Precies tien jaar na het door Rabobank geforceerde faillissement van OAD, start deze maand dan eindelijk het Hoger Beroep in de zaak OAD versus Rabobank.

De mondelinge behandeling zal plaatsvinden op 13 september aanstaande, om 9.30 uur te Arnhem (Walburgstraat 4). “Eerder heeft de rechtbank Utrecht al geoordeeld dat deze zaak een grondige en gedetailleerde beoordeling in Hoger Beroep verdient. En ondanks de vele fervente pogingen van Rabobank om het Hoger Beroep te vertragen of te voorkomen, is de zitting nu definitief ingepland”, aldus OAD.

Advocaat Jan Michiel Wagenaar (OAD) heeft het afgelopen anderhalf jaar hard gewerkt aan het aanscherpen van de argumentatie en het verzamelen van aanvullend bewijsmateriaal voor het Hoger Beroep. “Dit omvat onder andere een verhelderende nieuwe getuigenverklaring en een financieel deskundigenrapport met de benodigde doorberekeningen. OAD heeft ook een uitgebreid feitenrelaas opgesteld met 33 overtredingen door Rabobank van haar eigen regels en de zorgplicht. Deze schendingen van Rabobank hebben geleid tot ernstige financiële gevolgen voor OAD, met het uiteindelijke faillissement als tragisch gevolg.”

De rechtbank Utrecht stelde volgens OAD eerder dat een bank ‘het wel erg bont’ moet maken, voordat zij haar zorgplicht schendt.
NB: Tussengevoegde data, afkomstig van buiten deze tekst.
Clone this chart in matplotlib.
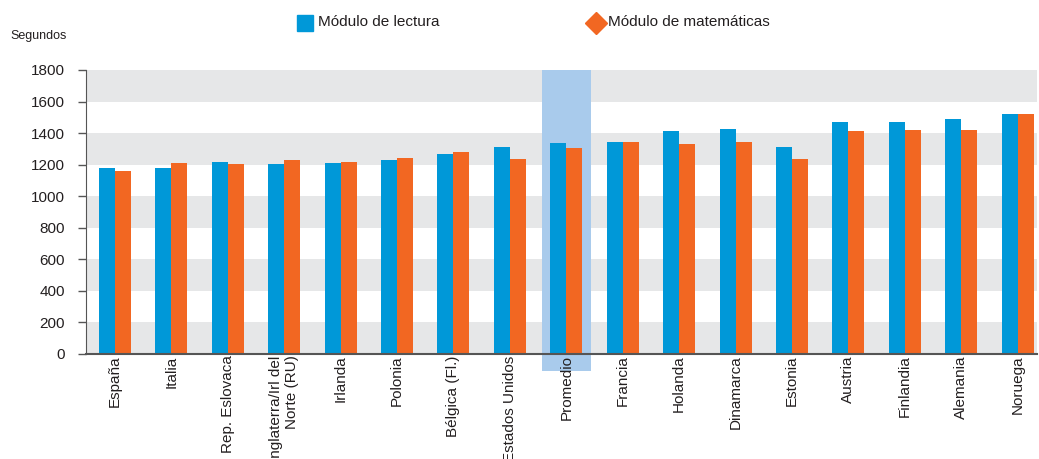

Daarbij hanteerde de rechtbank niet alleen een onjuiste maatstaf, het dossier toont nu ook klip en klaar aan dat Rabobank het wel degelijk ‘veel te bont’ heeft gemaakt. “Dieptepunt was de onnodig dodelijke deadline voor de afronding van het door Rabobank wel goedgekeurde akkoord met de Twentse investeerders. Met een redelijke en tijdelijke kredietverstrekking – zoals door de accountmanager ook aan de Commissaris van de Koning was beloofd – had de Rabobank geen enkel financieel risico gelopen. Deze rigide deadline was ook niet door de afdeling Bijzonder Beheer (twee medewerkers zonder voldoende ervaring) voorgelegd aan het hogere management, en evenmin aan de Raad van Bestuur. Dat had volgens Sipko Schat (destijds lid Raad van Bestuur Rabobank) wél gemoeten, zo verklaarde hij onder ede.”
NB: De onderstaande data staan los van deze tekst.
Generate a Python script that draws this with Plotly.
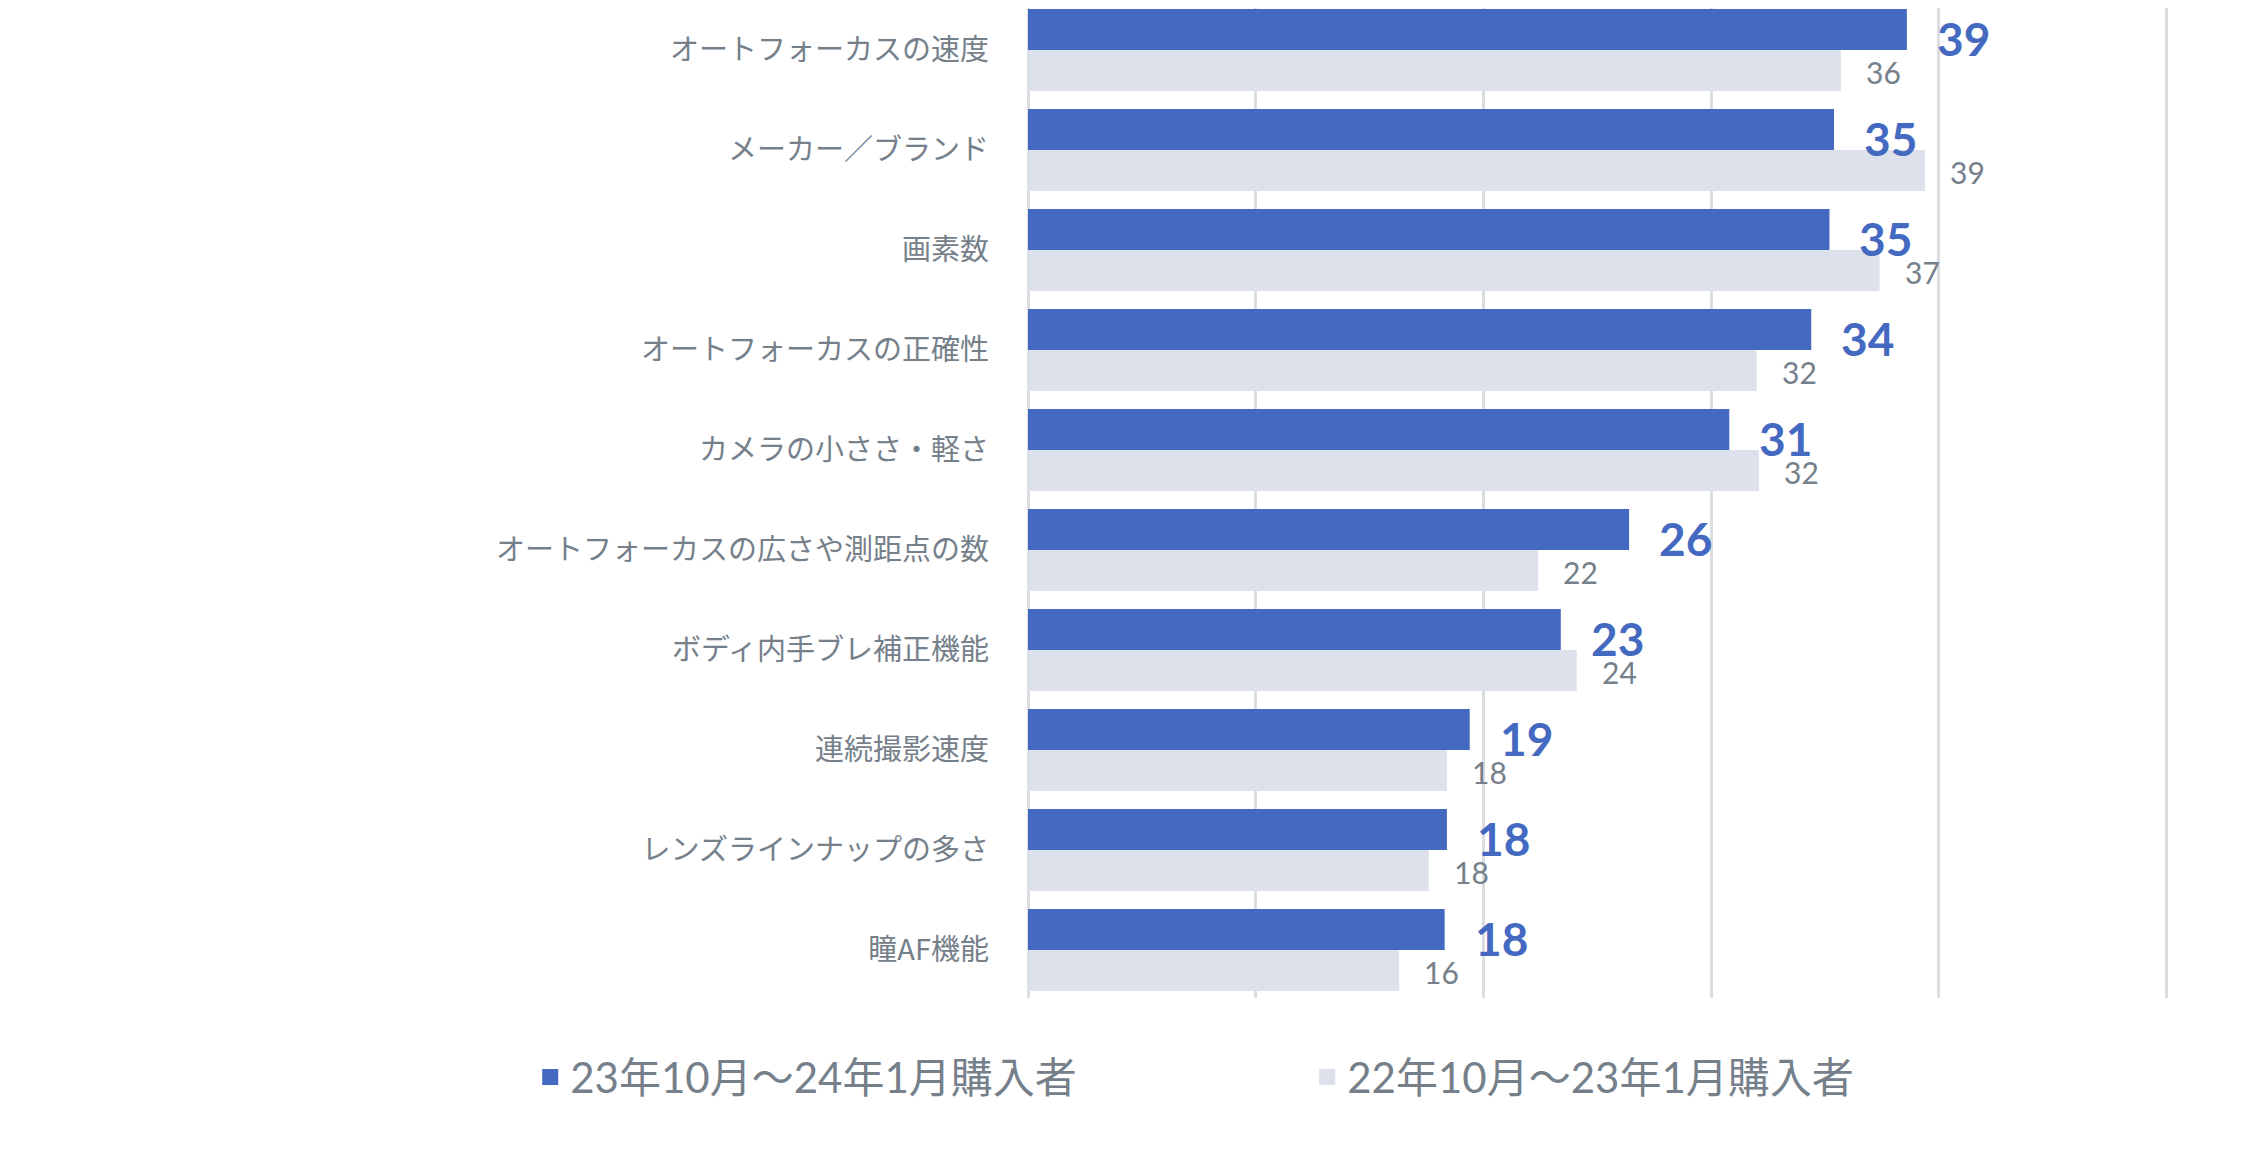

De centrale vraag die nu in Hoger Beroep beantwoord moet worden, luidt: heeft Rabobank haar zorgplicht geschonden en heeft zij wel voldoende zorgvuldig gehandeld in het belang van haar klant OAD? Vooral in het geval van een loyale, betrouwbare en altijd keurig en tijdig betalende klant zoals OAD, stellen de aandeelhouders vast dat de bank duidelijk meermaals tekort is geschoten in professionele financiële advisering en oplossingsgerichte begeleiding met het oog op de continuïteit van de onderneming.

Jan Michiel Wagenaar, advocaat namens OAD, benadrukt het belang van een eerlijk en grondig Hoger Beroep: “Het uitgebreide procesdossier met aanvullend bewijs toont ondubbelzinnig aan dat Rabobank veelvuldig en structureel haar eigen regels en zorgplicht heeft geschonden. De bijzondere handelswijze van Rabobank heeft ernstige financiële schade toegebracht aan OAD en haar stakeholders en heeft het uiteindelijke faillissement veroorzaakt. Dit was onnodig en had voorkomen moeten worden. Wij zijn vol vertrouwen dat het Hoger Beroep een eerlijk en rechtvaardig oordeel zal brengen in deze zaak, waarbij de zorgplicht van Rabobank integraal getoetst zal worden over de gehele relevante periode waarin afdeling Bijzonder Beheer zich hiermee bezighield.”

De aandeelhouders van OAD hopen en verwachten dat het Hoger Beroep zal leiden tot gerechtigheid en een rechtvaardige compensatie voor de geleden schade (€ 70 miljoen). De maatschappelijke impact van deze zaak is groot, met duizenden gedupeerde reizigers, 1.550 voormalige medewerkers die per direct op straat kwamen staan, en de aandeelhouders die onnodig hun hele bedrijf zijn kwijtgeraakt.